Several trends drove this increase. Part of the explanation is institutional. The Senedd’s powers grew substantially over this period, gaining legislative competence over more policy areas and, from 2018, the ability to vary income tax rates. More institutional capacity meant more things to have opinions about. There’s also a broader democratic trend: manifestos have been getting longer and more detailed across most democracies, regardless of how competitive local elections actually are. The Liberal Democrats are a particular case study: their characteristically lengthy manifestos reflect a one-member-one-vote internal culture where policy documents double as mechanisms for managing internal party coalitions, with pledges acting as peace treaties.
The most striking trajectory belonged to Plaid Cymru. After participating in coalition government with Labour from 2007-2011, Plaid’s manifesto detail grew substantially; by 2021, the party was making over 1,000 specific pledges. Perhaps this represents a party seriously preparing for government, or it just reflects an undisciplined kitchen-sink approach to manifesto writing. Either way, the pledges kept coming.
The Parties’ Promises: From ‘Same, But Better’ to ‘Systemic Change’

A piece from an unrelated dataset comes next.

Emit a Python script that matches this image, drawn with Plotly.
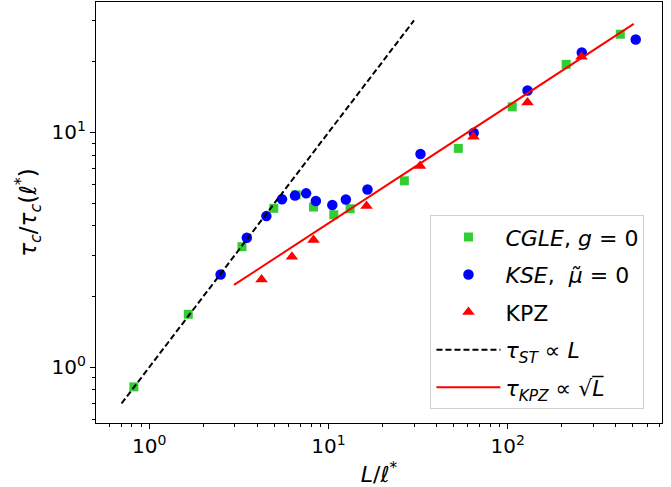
import plotly.graph_objects as go

# ---- data ----
cgle_x = [0.82, 1.65, 3.29, 4.95, 6.6, 8.25, 10.7, 13.2, 26.5, 53.0, 106, 212, 425]
cgle_y = [0.824, 1.68, 3.26, 4.75, 5.42, 4.81, 4.46, 4.73, 6.22, 8.55, 12.85, 19.5, 26.2]

kse_x = [2.5, 3.5, 4.5, 5.5, 6.5, 7.5, 8.5, 10.5, 12.5, 16.5, 32.6, 64.6, 129, 259, 518]
kse_y = [2.48, 3.56, 4.40, 5.19, 5.38, 5.50, 5.10, 4.91, 5.18, 5.71, 8.09, 9.96, 15.1, 21.9, 24.9]

kpz_x = [4.23, 6.25, 8.25, 16.3, 32.4, 64.4, 129, 258]
kpz_y = [2.36, 2.95, 3.48, 4.86, 7.2, 9.58, 13.4, 21.0]

st_x = [0.70, 30.0]
st_y = [0.70, 30.0]

kpzfit_x = [2.97, 505]
kpzfit_y = [2.24, 29.0]

xtick_vals = [1, 10, 100]
xtick_text = ["10<sup>0</sup>", "10<sup>1</sup>", "10<sup>2</sup>"]
ytick_vals = [1, 10]
ytick_text = ["10<sup>0</sup>", "10<sup>1</sup>"]

x_minor = [m * 10 ** k for k in (-1, 0, 1, 2) for m in range(2, 10)]
y_minor = [m * 10 ** k for k in (-1, 0, 1) for m in range(2, 10)]

FONT = "DejaVu Sans"

fig = go.Figure()
fig.add_trace(go.Scatter(
    x=cgle_x, y=cgle_y, mode="markers", legendgroup="a",
    name="<i>CGLE</i>, <i>g</i> = 0",
    marker=dict(symbol="square", size=9, color="#32CD32"),
))
fig.add_trace(go.Scatter(
    x=kse_x, y=kse_y, mode="markers", legendgroup="b",
    name="<i>KSE</i>,  <i>μ̃</i> = 0",
    marker=dict(symbol="circle", size=10.5, color="#0000FF"),
))
fig.add_trace(go.Scatter(
    x=kpz_x, y=kpz_y, mode="markers", legendgroup="c",
    name="KPZ",
    marker=dict(symbol="triangle-up", size=11, color="#FF0000"),
))
fig.add_trace(go.Scatter(
    x=st_x, y=st_y, mode="lines", legendgroup="d",
    name="<i>τ</i><sub><i>ST</i></sub> ∝ <i>L</i>",
    line=dict(color="black", width=2, dash="6px,3px"),
))
fig.add_trace(go.Scatter(
    x=kpzfit_x, y=kpzfit_y, mode="lines", legendgroup="e",
    name="<i>τ</i><sub><i>KPZ</i></sub> ∝ √<i>L\u0305</i>",
    line=dict(color="#FF0000", width=2),
))

axis_common = dict(
    showline=True, linecolor="black", linewidth=1.2, mirror=True,
    ticks="outside", ticklen=5, tickwidth=1, tickcolor="black",
    showgrid=False, zeroline=False,
    tickfont=dict(family=FONT, size=20, color="black"),
)

fig.update_xaxes(
    type="log", range=[-0.2975, 2.861],
    tickmode="array", tickvals=xtick_vals, ticktext=xtick_text,
    minor=dict(tickmode="array", tickvals=x_minor, ticks="outside", ticklen=3,
               tickwidth=1, tickcolor="black", showgrid=False),
    title=dict(text="<i>L</i>/<i>ℓ</i><sup>*</sup>", standoff=10,
               font=dict(family=FONT, size=22, color="black")),
    **axis_common,
)
fig.update_yaxes(
    type="log", range=[-0.238, 1.5557],
    tickmode="array", tickvals=ytick_vals, ticktext=ytick_text,
    minor=dict(tickmode="array", tickvals=y_minor, ticks="outside", ticklen=3,
               tickwidth=1, tickcolor="black", showgrid=False),
    title=dict(text="<i>τ</i><sub><i>c</i></sub>/<i>τ</i><sub><i>c</i></sub>(<i>ℓ</i><sup>*</sup>)",
               standoff=8, font=dict(family=FONT, size=23, color="black")),
    **axis_common,
)

fig.update_layout(
    width=671, height=487,
    margin=dict(l=96, r=9, t=2, b=64),
    paper_bgcolor="white", plot_bgcolor="white",
    font=dict(family=FONT, color="black"),
    legend=dict(
        x=0.969, y=0.033, xanchor="right", yanchor="bottom",
        bgcolor="rgba(255,255,255,0.8)", bordercolor="#d0d0d0", borderwidth=1,
        font=dict(family=FONT, size=22, color="black"),
        tracegroupgap=6, itemwidth=64,
    ),
)

fig.write_html("out.html")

The substance of promises mattered as much as their number. We analysed what issues parties emphasised in their 10,000-plus pledges, revealing clear differences with Labour and opposition parties essentially writing different genres of manifesto. In Figure 3 we display the issues that parties discussed. Issues that appear to right of the dashed vertical line and coloured red are those that disproportionately featured in Labour manifestos, whereas issues that appear to the left of the line coloured dark grey are issues that disproportionately featured in opposition manifestos (those that cross over the dashed line essentially appeared in both with similar frequency).

Labour’s pledges clustered heavily around public service delivery and spending: NHS investment, infrastructure, welfare programmes, support for students and workers, initiatives for young people. The party also devoted considerable manifesto space to emphasising its own record and its relationships with local councils and public bodies. It’s the incumbent’s playbook: same as before but better.
Opposition parties on the other hand went structural. Opposition manifestos devoted significantly more attention to constitutional reform; changing the voting system, devolving more powers from Westminster, redistributing responsibilities from Cardiff to local councils. They targeted farmers and rural communities, where Labour’s urban-industrial base left competitive space. And they promised lots of reviews, commissions, and reform programmes: the vocabulary of parties that want to change how government works rather than manage what government already does.
What Comes Next
The Wales we have described—predictable elections, Labour dominance, opposition parties struggling for distinctiveness within a narrow ideological space—may already be gone if current polling trends are to be believed. For now, the quarter-century from 1999 to 2021 offers a useful baseline: what democratic politics looks like when the result is baked in. Welsh politics is about to run the experiment in reverse.